A font is a typeface in a specific size. A glyph is a vector shape, and in your context it is [the vector shape of] a specific character from a typeface in no particular size.
A comment below suggests that digital fonts can have multiple sizes.
The word "font" is from French fonte, from Middle French, act of founding, from Vulgar Latin *fundita, feminine of funditus, past participle of Latin fundere to found or pour (in the sense of casting). It refers specifically to the founding of a typeface in lead. As pointed out by the commenter, this is necessarily in a particular size.
In digital typography, font refers to a rendering of a typeface at a particular pixel size. This non-trivial process involves hinting, alpha blending and pixel snapping according to complex rules and quite a lot of metadata.

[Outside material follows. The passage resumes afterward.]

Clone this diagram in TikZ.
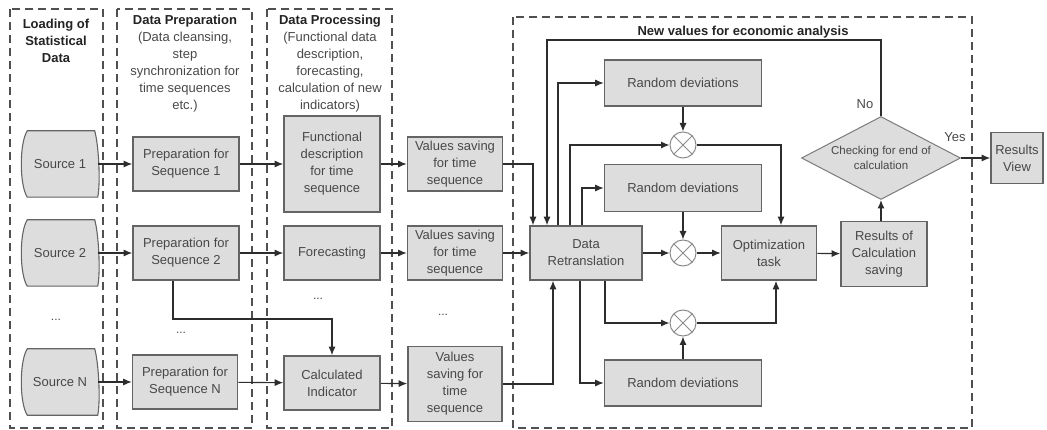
\documentclass[tikz,border=0pt]{standalone}
\usepackage{fontspec}
\setmainfont{Liberation Sans}
\usetikzlibrary{arrows.meta,shapes.geometric,backgrounds}
\definecolor{boxfill}{RGB}{221,221,221}
\definecolor{boxdraw}{RGB}{100,100,100}
\definecolor{txt}{RGB}{72,72,72}
\definecolor{hdr}{RGB}{35,35,35}
\definecolor{linec}{RGB}{45,45,45}
\definecolor{dashc}{RGB}{80,80,80}
\tikzset{
  box/.style={draw=boxdraw, fill=boxfill, line width=1.6pt, text=txt, align=center,
    inner sep=1pt, font=\fontsize{13}{17}\selectfont},
  srcnode/.style={minimum width=75pt, minimum height=66pt, text=txt, inner sep=0pt,
    font=\fontsize{13}{17}\selectfont},
  srcshape/.style={draw=boxdraw, fill=boxfill, line width=1.1pt},
  otimesnode/.style={circle, draw=boxdraw!75, fill=white, line width=1pt,
    minimum size=26pt, inner sep=0pt,
    path picture={\draw[boxdraw!75, line width=0.8pt]
      (path picture bounding box.north west) -- (path picture bounding box.south east)
      (path picture bounding box.north east) -- (path picture bounding box.south west);}},
  chknode/.style={diamond, draw=boxdraw!85, fill=boxfill, line width=1pt, text=txt,
    align=center, inner sep=0pt, aspect=1.9, minimum width=159pt, minimum height=83pt,
    font=\fontsize{11.5}{15}\selectfont},
  arr/.style={draw=linec, line width=1.1pt, -{Latex[length=8.5pt,width=7pt]}},
  dashbox/.style={draw=dashc, line width=1.3pt, dash pattern=on 8pt off 5pt},
  header/.style={align=center, anchor=north, text=txt, inner sep=0pt,
    font=\fontsize{13}{17}\selectfont},
  dotsnode/.style={text=txt, font=\fontsize{12}{14}\selectfont, inner sep=0pt},
  lbl/.style={text=txt, font=\fontsize{13}{15}\selectfont, inner sep=0pt}
}
\begin{document}
\begin{tikzpicture}[x=1pt,y=-1pt]
\useasboundingbox (0,0) rectangle (1047,430);

% dashed group frames
\draw[dashbox] (10,9) rectangle (103,428);
\draw[dashbox] (117,9) rectangle (252,428);
\draw[dashbox] (267,9) rectangle (392,428);
\draw[dashbox] (513,17) rectangle (972,428);

% headers
\node[header] (h1) at (56,19) {\textbf{\color{hdr}Loading of}\\\textbf{\color{hdr}Statistical}\\\textbf{\color{hdr}Data}};
\node[header] (h2) at (185,15) {\textbf{\color{hdr}Data Preparation}\\(Data cleansing,\\step\\synchronization for\\time sequences\\etc.)};
\node[header] (h3) at (330,15) {\textbf{\color{hdr}Data Processing}\\(Functional data\\description,\\forecasting,\\calculation of new\\indicators)};
\node[header, anchor=base] (h4) at (743,36) {\textbf{\color{hdr}New values for economic analysis}};

% sources
\node[srcnode] (s1) at (60,164) {Source 1};
\node[srcnode] (s2) at (60,253) {Source 2};
\node[srcnode] (sN) at (60,382) {Source N};
\begin{scope}[on background layer]
\foreach \n in {s1,s2,sN}{
  \draw[srcshape] ([xshift=5pt]\n.north west) -- ([xshift=-3pt]\n.north east)
    .. controls ([xshift=1pt,yshift=-14pt]\n.north east) and ([xshift=3pt,yshift=14pt]\n.south east) .. (\n.south east)
    -- ([xshift=5pt]\n.south west)
    .. controls ([xshift=-3pt,yshift=12pt]\n.south west) and ([xshift=-3pt,yshift=-12pt]\n.north west) .. ([xshift=5pt]\n.north west) -- cycle;
}
\end{scope}
\node[dotsnode] (d1) at (56,320) {...};

% preparation
\node[box, minimum width=106pt, minimum height=54pt] (p1) at (186,164) {Preparation for\\Sequence 1};
\node[box, minimum width=106pt, minimum height=54pt] (p2) at (186,253) {Preparation for\\Sequence 2};
\node[box, minimum width=105pt, minimum height=54pt] (pN) at (185,382) {Preparation for\\Sequence N};
\node[dotsnode] (d2) at (181,333) {...};

% processing
\node[box, minimum width=96pt, minimum height=96pt] (f1) at (332,164) {Functional\\description\\for time\\sequence};
\node[box, minimum width=96pt, minimum height=54pt] (f2) at (332,253) {Forecasting};
\node[box, minimum width=96pt, minimum height=54pt] (fN) at (332,383) {Calculated\\Indicator};
\node[dotsnode] (d3) at (318,299) {...};

% values saving
\node[box, minimum width=95pt, minimum height=54pt] (v1) at (455,164) {Values saving\\for time\\sequence};
\node[box, minimum width=95pt, minimum height=54pt] (v2) at (455,253) {Values saving\\for time\\sequence};
\node[box, minimum width=94pt, minimum height=75pt] (vN) at (455,384) {Values\\saving for\\time\\sequence};
\node[dotsnode] (d4) at (443,315) {...};

% analysis block
\node[box, minimum width=112pt, minimum height=54pt] (dr) at (586,253) {Data\\Retranslation};
\node[box, minimum width=157pt, minimum height=46pt] (rd1) at (683,83) {Random deviations};
\node[box, minimum width=157pt, minimum height=47pt] (rd2) at (683,188) {Random deviations};
\node[box, minimum width=157pt, minimum height=46pt] (rd3) at (683,383) {Random deviations};
\node[otimesnode] (o1) at (683,145) {};
\node[otimesnode] (o2) at (683,253) {};
\node[otimesnode] (o3) at (683,323) {};
\node[box, minimum width=95pt, minimum height=54pt] (opt) at (769,253) {Optimization\\task};
\node[box, minimum width=86pt, minimum height=65pt] (res) at (884,254) {Results of\\Calculation\\saving};
\node[chknode] (chk) at (881,158) {Checking for end of\\calculation};
\node[box, minimum width=52pt, minimum height=51pt] (rv) at (1017,158) {Results\\View};

\node[lbl] (no) at (865,104) {No};
\node[lbl] (yes) at (955,137) {Yes};

% connectors: sources to preparation
\draw[arr] (s1) -- (p1);
\draw[arr] (s2) -- (p2);
\draw[arr] (sN) -- (pN);
% preparation to processing
\draw[arr] (p1) -- (f1);
\draw[arr] (p2) -- (f2);
\draw[arr] (pN) -- (fN);
\coordinate (j1) at (332,319);
\draw[arr] ([xshift=-13pt]p2.south) |- (j1) -- (fN.north);
% processing to saving
\draw[arr] (f1) -- (v1);
\draw[arr] (f2) -- (v2);
\draw[arr] (fN) -- (vN);
% saving to retranslation
\draw[arr] (v1.east) -| ([xshift=-53pt]dr.north);
\draw[arr] (v2) -- (dr);
\draw[arr] (vN.east) -| ([xshift=-33pt]dr.south);
% feedback loop
\coordinate (top) at (547,40);
\draw[arr] (chk.north) |- (top) -- ([xshift=-39pt]dr.north);
% retranslation outputs
\draw[arr] ([xshift=-28pt]dr.north) |- (rd1.west);
\draw[arr] ([xshift=-16pt]dr.north) |- (o1.west);
\draw[arr] ([xshift=-4pt]dr.north) |- (rd2.west);
\draw[arr] ([xshift=-6pt]dr.south) |- (rd3.west);
\draw[arr] ([xshift=19pt]dr.south) |- (o3.west);
\draw[arr] (dr) -- (o2);
% deviations to multipliers
\draw[arr] (rd1) -- (o1);
\draw[arr] (rd2) -- (o2);
\draw[arr] (rd3) -- (o3);
% multipliers to optimization
\draw[arr] (o2) -- (opt);
\draw[arr] (o1.east) -| ([xshift=12pt]opt.north);
\draw[arr] (o3.east) -| ([xshift=7pt]opt.south);
% results
\draw[arr] (opt) -- (res);
\draw[arr] (res.north -| chk.south) -- (chk.south);
\draw[arr] (chk.east) -- (rv.west);
\end{tikzpicture}
\end{document}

In days of yore this was a bit much to ask for in real time and typefaces were pre-rendered at various sizes into font files. Now that rendering is done in real time on the video card, you don't install fonts, you install typefaces, but for "consistency" Apple and Microsoft (and the Linux people, for that matter) refer to them as fonts in typography management user interfaces, leading to a widespread misperception of the meaning of the word font. The font picker dialog on any given platform actually does pick a font, because it specifies a particular size.
To all you who say "language belongs to the people" I say that if an entire nation of people call a dog a cow, it still won't give milk.